Os saduceus eram os judeus conservadores do século 1º. Eles aceitavam apenas a Lei escrita como sua autoridade religiosa, não a lei oral que tinha sido desenvolvida da tradição judaica. Deste modo, eles negavam a ressurreição, a vida futura, a complicada angelologia e demonologia do Judaísmo mais recente, e a doutrina da predestinação. Nisso eles se opounham aos fariseus, que aceitavam todas essas coisas; e por essa razão o Talmude lhes chama - ainda que de forma um tanto inexata - "epicuristas". A religião dos saduceus se centrava no Templo e em seus ritos, e não na sinagoga e em seus ensinos.
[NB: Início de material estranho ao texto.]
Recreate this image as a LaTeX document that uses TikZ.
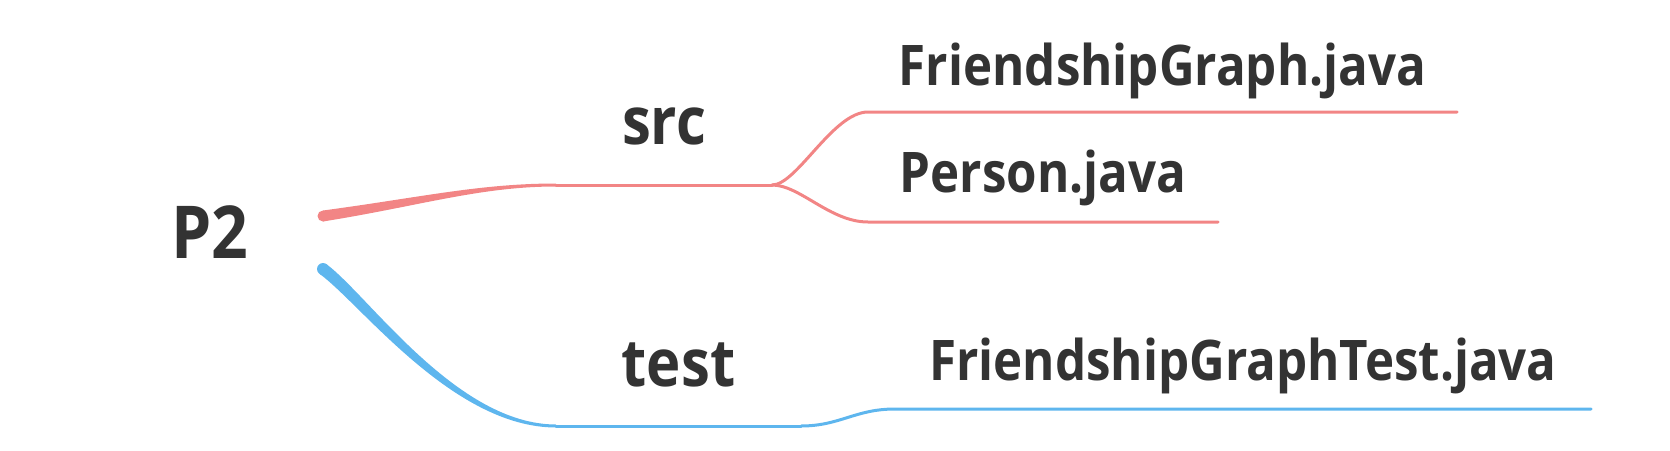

Assim, não é surpreendente o fato dos saduceus desaparecerem logo depois da destruição do Templo, enquanto que os fariseus quase não foram afetados por este evento.
Em contraste com os saduceus, os fariseus se propuseram a tornar a religião uma parte da vida íntima diária. Como os saduceus, sua religião centrava-se na Lei, ainda que para os fariseus "Lei" não fosse apenas a Lei escrita, mas também a oral. Esse legado oral, transmitido ao longo dos séculos de tradição e interpretação, servia para aplicar a Lei escrita às situações concretas da vida diária, mas também serviu para introduzir inovações dentro da religião de Israel. É por isso que os saduceus, conservadores por natureza, rejeitavam todo possível uso da Lei oral, enquanto que os fariseus - conjugando esforço com os escribas - apressavam-se em defendê-la.